Western Australia’s Economic Relationship with India: The Need for a State Strategy to Recover and Grow the Relationship

By Hugo Seymour

Over the last decade, India’s economy has more than doubled in size. Yet, while the value of Australia-India trade has grown, Western Australia’s trade with India has more than halved. This divergence is not due to a lack of economic complementarities, or opportunities for trade and investment growth.

A strengthened WA-India economic relationship is both possible and necessary. The structurally-driven growth of the Indian economy, which in a decade’s time will match the size of China’s today, will increasingly provide WA with opportunities to advance its economic diversification priorities. 

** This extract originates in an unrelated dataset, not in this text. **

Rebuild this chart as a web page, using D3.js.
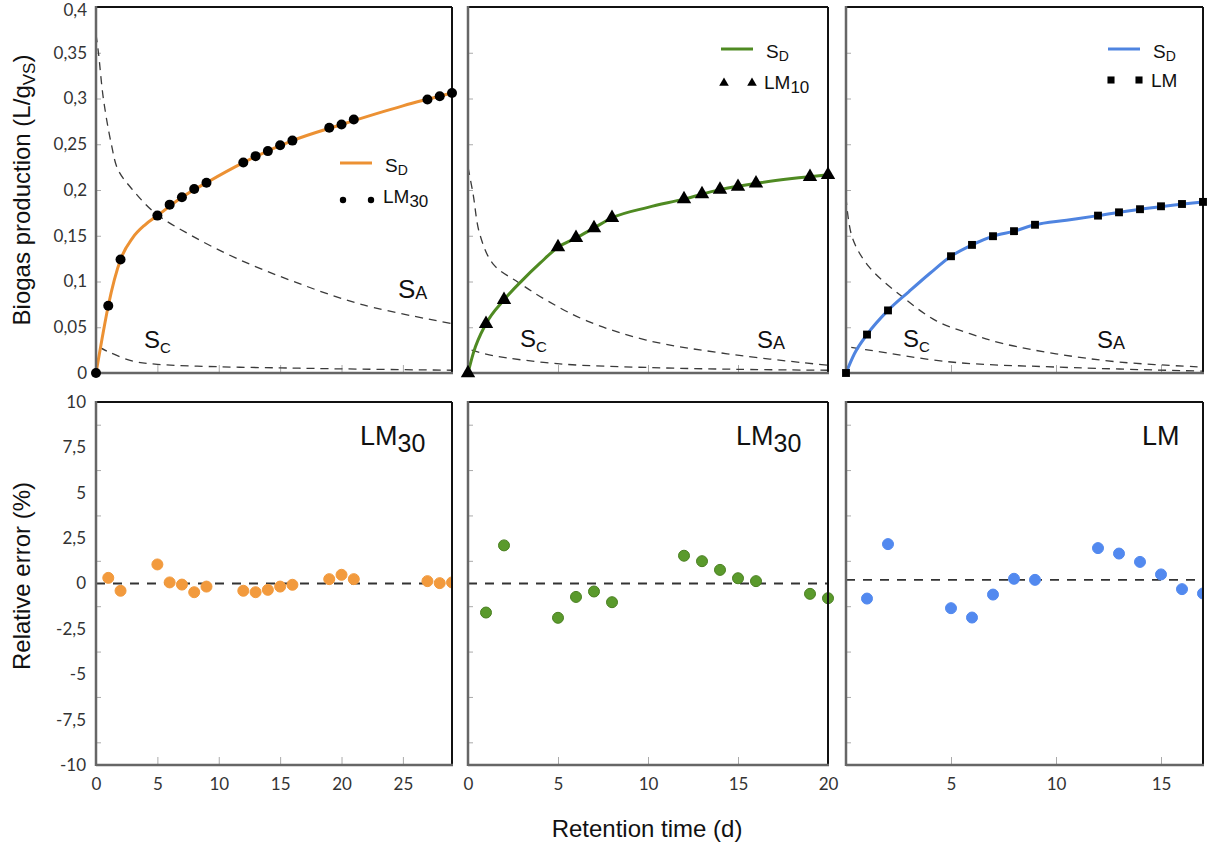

The growing potential of the WA-India economic relationship is driven by India’s considerable expansion in consumer and industrial demand, as well as central and state government policies to improve the business climate and the delivery of essential services.

A strengthened economic relationship must be qualitatively different to WA’s commodities-driven relationships in Northeast Asia. Executing a new economic strategy with India, focusing on increased services trade, technical partnerships and in-market engagement, will be necessary for success.

WA has the private and public sector capacity to rectify the current divergence between India’s growth and WA’s economic relationship with India. In the long term, deeper economic ties with India will help ensure WA remains connected into the corridors of regional and global growth.